He said the photo made him emotional.
The photographer behind the heartbreaking image of a 2-year-old girl crying as her mom is being searched at the U.S.-Mexico border is now sharing the story behind the poignant photo.
John Moore, a Getty Images photographer who has been documenting migrants at the border for 10 years, captured the harrowing picture on June 12 in Rio Grande Valley. He described the moment as "very difficult to see."
"[The mother] was told to set the child down while she was searched. The little girl immediately started crying," the photographer told NPR on Sunday. "I took only a few photographs and was almost overcome with emotion myself."
In the interview, Moore said the mother of the toddler told him they had traveled from Honduras and had been on the road for about a month.

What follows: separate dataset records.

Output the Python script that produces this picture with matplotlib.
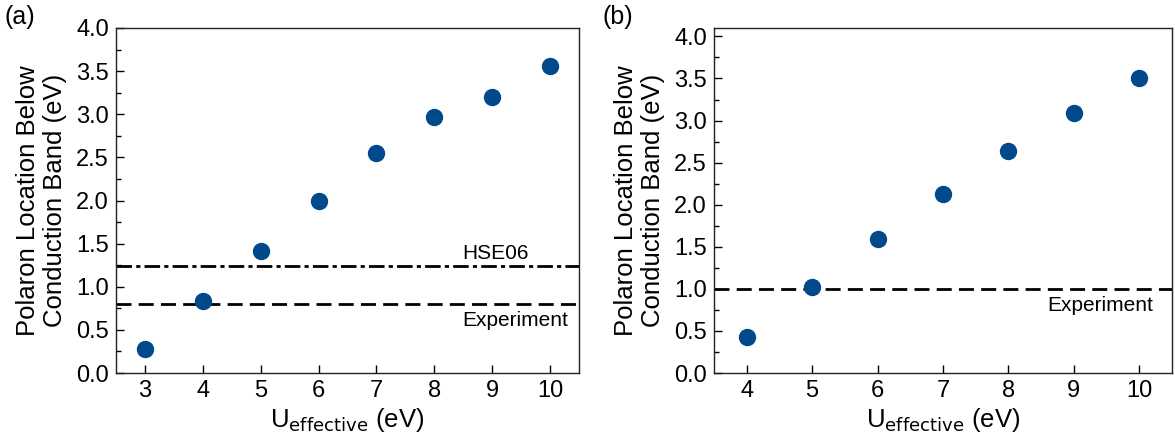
import matplotlib.pyplot as plt
from matplotlib.ticker import MultipleLocator

plt.rcParams['font.family'] = ['Liberation Sans', 'DejaVu Sans']

# panel (a)
u_a = [3, 4, 5, 6, 7, 8, 9, 10]
e_a = [0.28, 0.84, 1.41, 1.99, 2.55, 2.97, 3.20, 3.56]
hse06_a = 1.24
expt_a = 0.80

# panel (b)
u_b = [4, 5, 6, 7, 8, 9, 10]
e_b = [0.43, 1.02, 1.59, 2.13, 2.64, 3.09, 3.51]
expt_b = 1.0

blue = '#004a8c'
ylabel = 'Polaron Location Below\nConduction Band (eV)'
xlabel = r'U$_{\mathrm{effective}}$ (eV)'

fig = plt.figure(figsize=(11.75, 4.42), dpi=100)
ax1 = fig.add_axes([116/1175, 1-373/442, 463/1175, 345/442])
ax2 = fig.add_axes([714/1175, 1-373/442, 458/1175, 345/442])

def style(ax, xticks):
    ax.set_xticks(xticks)
    ax.yaxis.set_major_locator(MultipleLocator(0.5))
    ax.yaxis.set_minor_locator(MultipleLocator(0.25))
    ax.yaxis.set_major_formatter(plt.FormatStrFormatter('%.1f'))
    ax.tick_params(direction='in', which='major', length=6, width=1, labelsize=17, pad=5)
    ax.tick_params(direction='in', which='minor', length=3.5, width=1)
    ax.tick_params(axis='x', which='minor', bottom=False)
    for s in ax.spines.values():
        s.set_linewidth(1)
        s.set_color('#222222')
    ax.set_ylabel(ylabel, fontsize=18.5, labelpad=7, linespacing=1.12)
    ax.set_xlabel(xlabel, fontsize=18.5, labelpad=3)

# (a)
ax1.axhline(hse06_a, color='black', lw=2, dashes=(5.6, 1.5, 1.5, 1.5))
ax1.axhline(expt_a, color='black', lw=2, dashes=(5.4, 2.6))
ax1.plot(u_a, e_a, 'o', color=blue, ms=11.5, zorder=3)
ax1.text(8.49, 1.28, 'HSE06', fontsize=15, va='bottom', ha='left')
ax1.text(8.49, 0.72, 'Experiment', fontsize=15, va='top', ha='left')
ax1.set_xlim(2.5, 10.5)
ax1.set_ylim(0, 4.0)
style(ax1, u_a)

# (b)
ax2.axhline(expt_b, color='black', lw=2, dashes=(5.4, 2.6))
ax2.plot(u_b, e_b, 'o', color=blue, ms=11.5, zorder=3)
ax2.text(8.6, 0.92, 'Experiment', fontsize=15, va='top', ha='left')
ax2.set_xlim(3.5, 10.5)
ax2.set_ylim(0, 4.1)
style(ax2, u_b)

fig.text(4/1175, 1-17/442, '(a)', fontsize=18, va='center', ha='left')
fig.text(603/1175, 1-17/442, '(b)', fontsize=18, va='center', ha='left')

fig.savefig('out.png', dpi=100)
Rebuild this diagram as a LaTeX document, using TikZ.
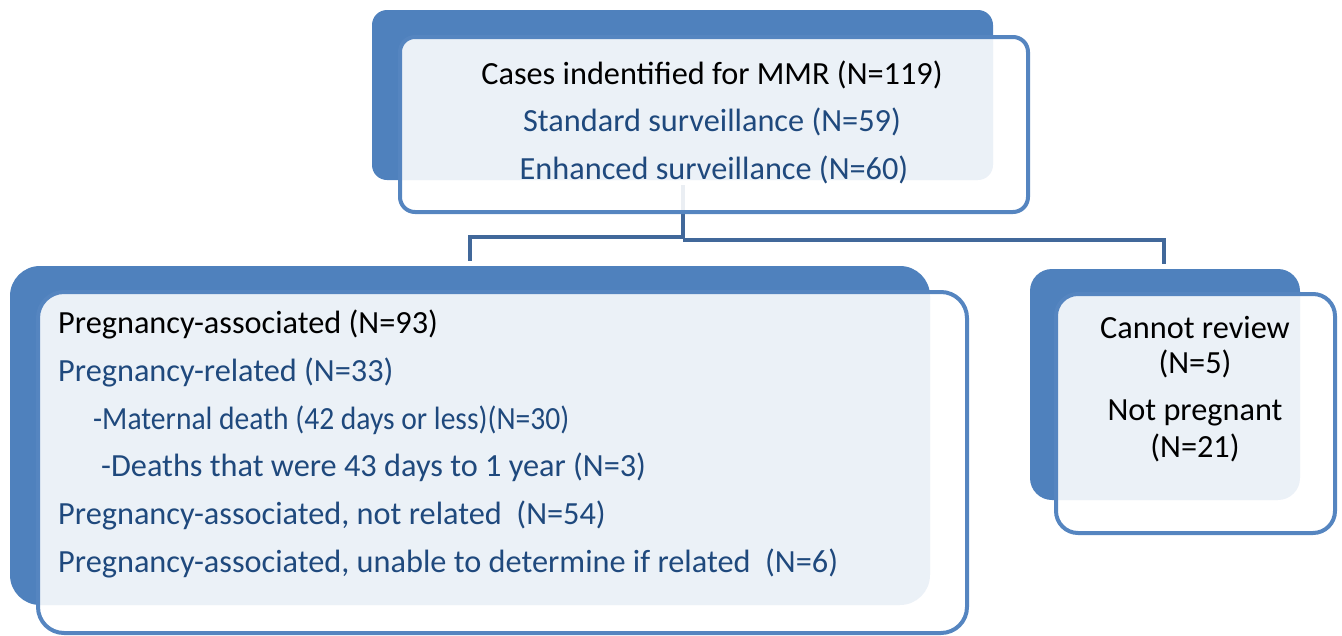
\documentclass[tikz,border=0pt]{standalone}
\usepackage{fontspec}
\usepackage{graphicx}
\setmainfont{Carlito}
\definecolor{backblue}{HTML}{4F81BD}
\definecolor{edgeblue}{HTML}{5585C0}
\definecolor{linkblue}{HTML}{41689A}
\definecolor{txtblue}{HTML}{1F497D}
\tikzset{
  backbox/.style={fill=backblue, draw=none, inner sep=0pt, outer sep=0pt},
  frontbox/.style={fill=white, fill opacity=0.89, draw=edgeblue, line width=4pt, inner sep=0pt, outer sep=0pt},
  conn/.style={draw=linkblue, line width=4.5pt},
  lbl/.style={inner sep=0pt, font=\fontsize{32.3}{36}\selectfont},
  blk/.style={lbl, text=black},
  blu/.style={lbl, text=txtblue},
}
\begin{document}
\begin{tikzpicture}[x=1pt,y=-1pt]
\useasboundingbox (0,0) rectangle (1342,635);
% connectors (behind boxes)
\coordinate (c0) at (683,185);
\coordinate (cm) at (683,239);
\coordinate (cl) at (470,261);
\coordinate (cr) at (1164,264);
\draw[conn] (c0) -- (cm);
\draw[conn] (683,237) -| (cl);
\draw[conn] (683,240) -| (cr);
% top group
\node[backbox, rounded corners=15pt, minimum width=621pt, minimum height=170pt] (topback) at (682.5,95) {};
\node[frontbox, rounded corners=15pt, minimum width=628pt, minimum height=175pt] (topfront) at (714,124.5) {};
% left group
\node[backbox, rounded corners=30pt, minimum width=920pt, minimum height=339pt] (leftback) at (470,435.5) {};
\node[frontbox, rounded corners=26pt, minimum width=929pt, minimum height=341pt] (leftfront) at (502.5,462.5) {};
% right group
\node[backbox, rounded corners=22pt, minimum width=270pt, minimum height=231pt] (rightback) at (1165,384.5) {};
\node[frontbox, rounded corners=22pt, minimum width=279pt, minimum height=239pt] (rightfront) at (1195.5,413.5) {};
% top texts
\node[blk] (t1) at (712,75) {Cases indentified for MMR (N=119)};
\node[blu] (t2) at (712,122) {Standard surveillance (N=59)};
\node[blu] (t3) at (714,170) {Enhanced surveillance (N=60)};
% left texts
\node[blk, anchor=west] (l1) at (58,324) {Pregnancy-associated (N=93)};
\node[blu, anchor=west] (l2) at (58,372) {Pregnancy-related (N=33)};
\node[blu, anchor=west] (l3) at (93,420) {\scalebox{0.915}[1]{-Maternal death (42 days or less)(N=30)}};
\node[blu, anchor=west] (l4) at (101,467) {-Deaths that were 43 days to 1 year (N=3)};
\node[blu, anchor=west] (l5) at (58,515) {Pregnancy-associated, not related\ \ (N=54)};
\node[blu, anchor=west] (l6) at (58,563) {Pregnancy-associated, unable to determine if related\ \ (N=6)};
% right texts
\node[blk] (r1) at (1195,328) {Cannot review};
\node[blk] (r2) at (1195,364) {(N=5)};
\node[blk] (r3) at (1195,413) {Not pregnant};
\node[blk] (r4) at (1195,448) {(N=21)};
\end{tikzpicture}
\end{document}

The group, seeking asylum from violence in their own countries, had rafted across the Rio Grande from Mexico, and were then detained by U.S. Border Patrol agents before they were sent to a processing center.
But what was even more upsetting about the photo Moore captured of the toddler was the family's uncertain future as the Trump administration doubles down on its new "zero tolerance policy."
The policy, announced in May, says children can be separated from their parents if apprehended families enter the country illegally.
Many are outraged at the policy, calling it inhumane.
Last week, U.S. Attorney General Jeff Sessions said that fear of domestic abuse or gang violence would no longer be an acceptable basis for granting asylum.
"The Trump administration’s 'zero tolerance' policy for undocumented immigrants calls for the separation of parents and children while their cases for political asylum are adjudicated, a process that can take months — or years," Moore wrote on Instagram.
Moore said he is not sure what happened to the mother and daughter after they were rushed into a van and driven away.
“As a photojournalist, it's my role to keep going, even when it's hard," Moore told NPR. "But as a father — and I have a toddler myself — it was very difficult to see what was happening in front of my lens and thinking what it would be like for my kids to be separated from me."